Путин сегодня напоминает в своем американском романе действительного камергера Николая Петровича Резанова, того самого, кто стал героем сентиментальной оперы "Юнона и Авось" (имевшей для своего времени очевидный подтекст связанный с "советско-американской дружбой"), и кто на самом деле был холодным, трезвым и прагматичным государственным деятелем, которого историки назвали "настоящим строителем империи, одним из последних кто пытался осуществить свою программу в Америке на практике". Резанов был опытным политиком, не стеснявшимся использовать любые средства, для того, чтобы принести пользу Отечеству, а среди таких средств для русского вельможи "галантного века" были и романтика и романы, включая знаменитый резановский роман с дочерью коменданта крепости Сан-Франциско Кончитой.
Вспомним резановские письма и отчеты об этом романе, и может быть нам что-то станет ясно и в нынешней путинской американской политике: “…Здесь должен я Вашему Сиятельству сделать исповедь частных приключений моих. Видя положение мое неулучшающееся, ожидая со дня на день больших неприятностей и на собственных людей не малой надежды не имея, решился я на серьезный тон переменить мои вежливости. Ежедневно куртизуя красавицу, приметил я предприимчивый характер ее, честолюбие неограниченное и, наконец, нечувствительно поселил я в ней нетерпеливость услышать от меня что-либо посерьезнее до того, что лишь предложил ей руку, то и получил согласие. С того времени, поставя себя коменданту на вид близкого родственника, управлял я уже портом Католического Величества так, как того требовали и пользы мои, и Губернатор крайне изумился, увидев, что весьма не в пору уверял он меня в искренних расположениях дома сего и что сам он, так сказать, в гостях у меня очутился. …Миссии наперерыв привозить начали хлеб и в таком количестве, что просил уже я остановить возку, ибо за помещением балласта, артиллерии и товарного груза не могло судно мое принять более 4500 пуд”. (Из донесения графу Н.П. Румянцеву от 17 июня 1806 года).
А вот еще одна цитата, из письма директору Российско-Американской Кампании М.М. Булдакову “Из моего калифорнийского донесения не сочти меня, мой друг, ветреницей.
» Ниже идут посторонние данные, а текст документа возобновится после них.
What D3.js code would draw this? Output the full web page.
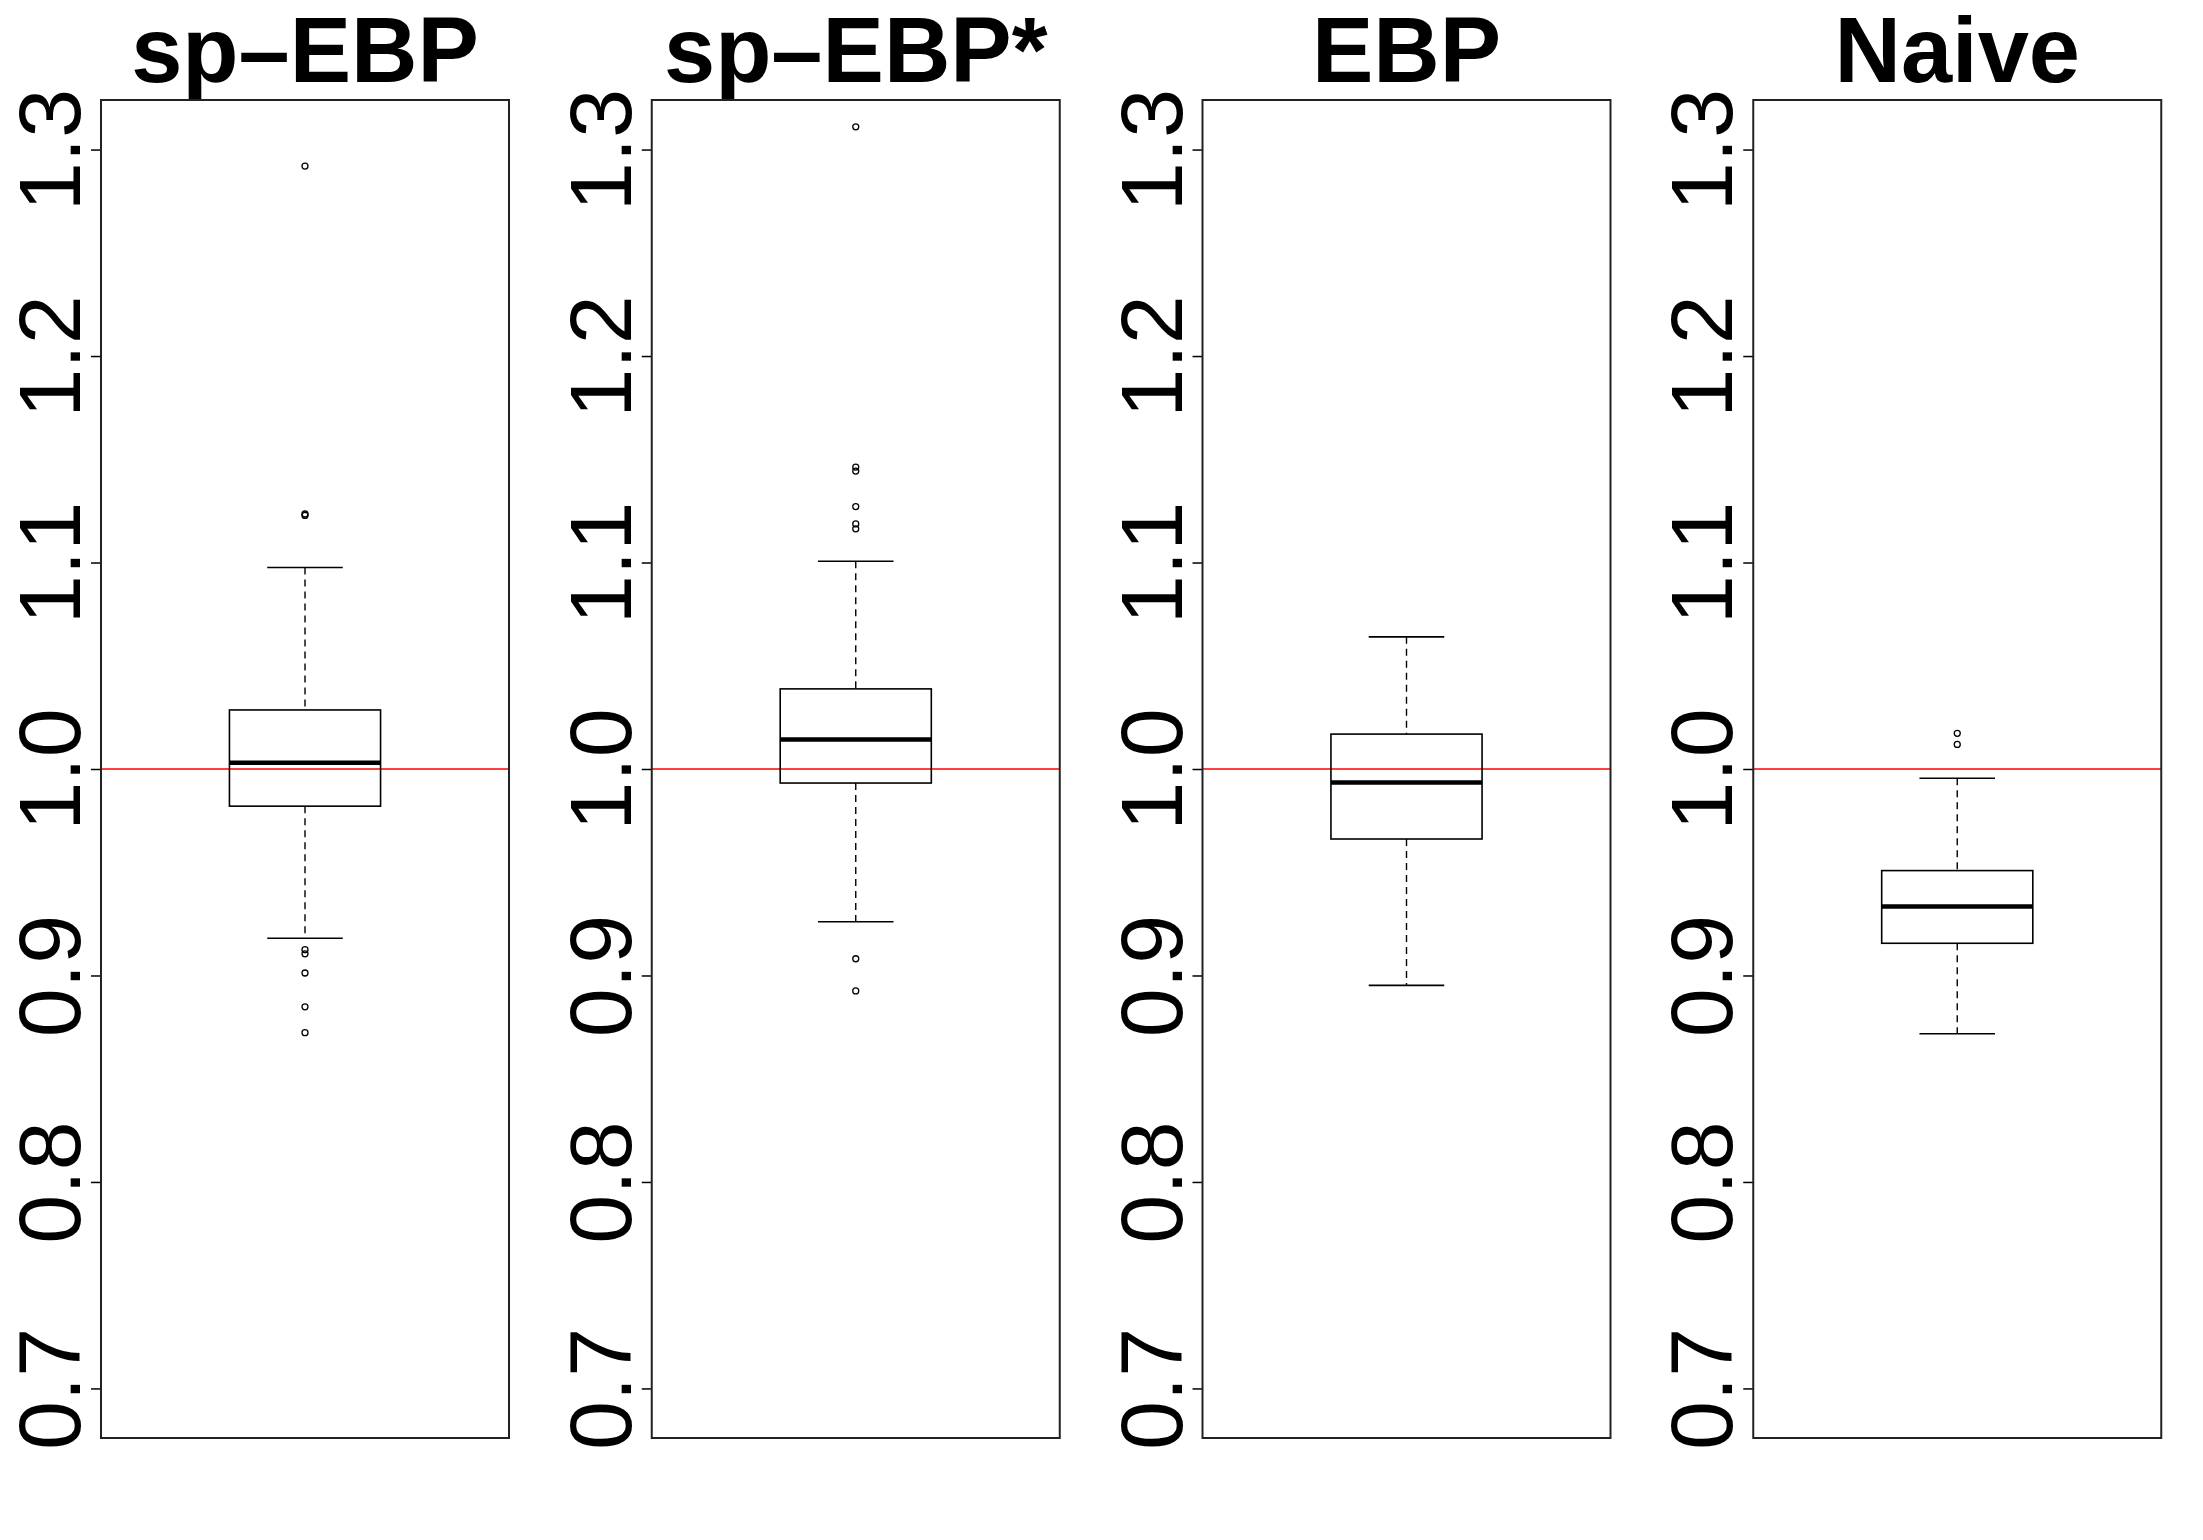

Любовь моя у вас, в Невском под куском мрамора (покойная жена Резанова Анна Григорьевна Шелихова-Резанова), 'а здесь – следствие ентузиазма и очередная жертва отечеству. Контенсия мила, добра сердцем, любит меня, и я люблю ее и плачу, что нет ей места в сердце моем'”. Умному, как говорится, достаточно…
Путинская Россия еще успеет предложить миру свою имперскую доктрину, выраженную в терминах универсализма-изоляционизма, сделать вновь актуальными слова Александра III "у России только два союзника — ее армия и флот". Но до тех пор ведущаяся Президентом игра является единственно возможной для того, чтобы выиграть.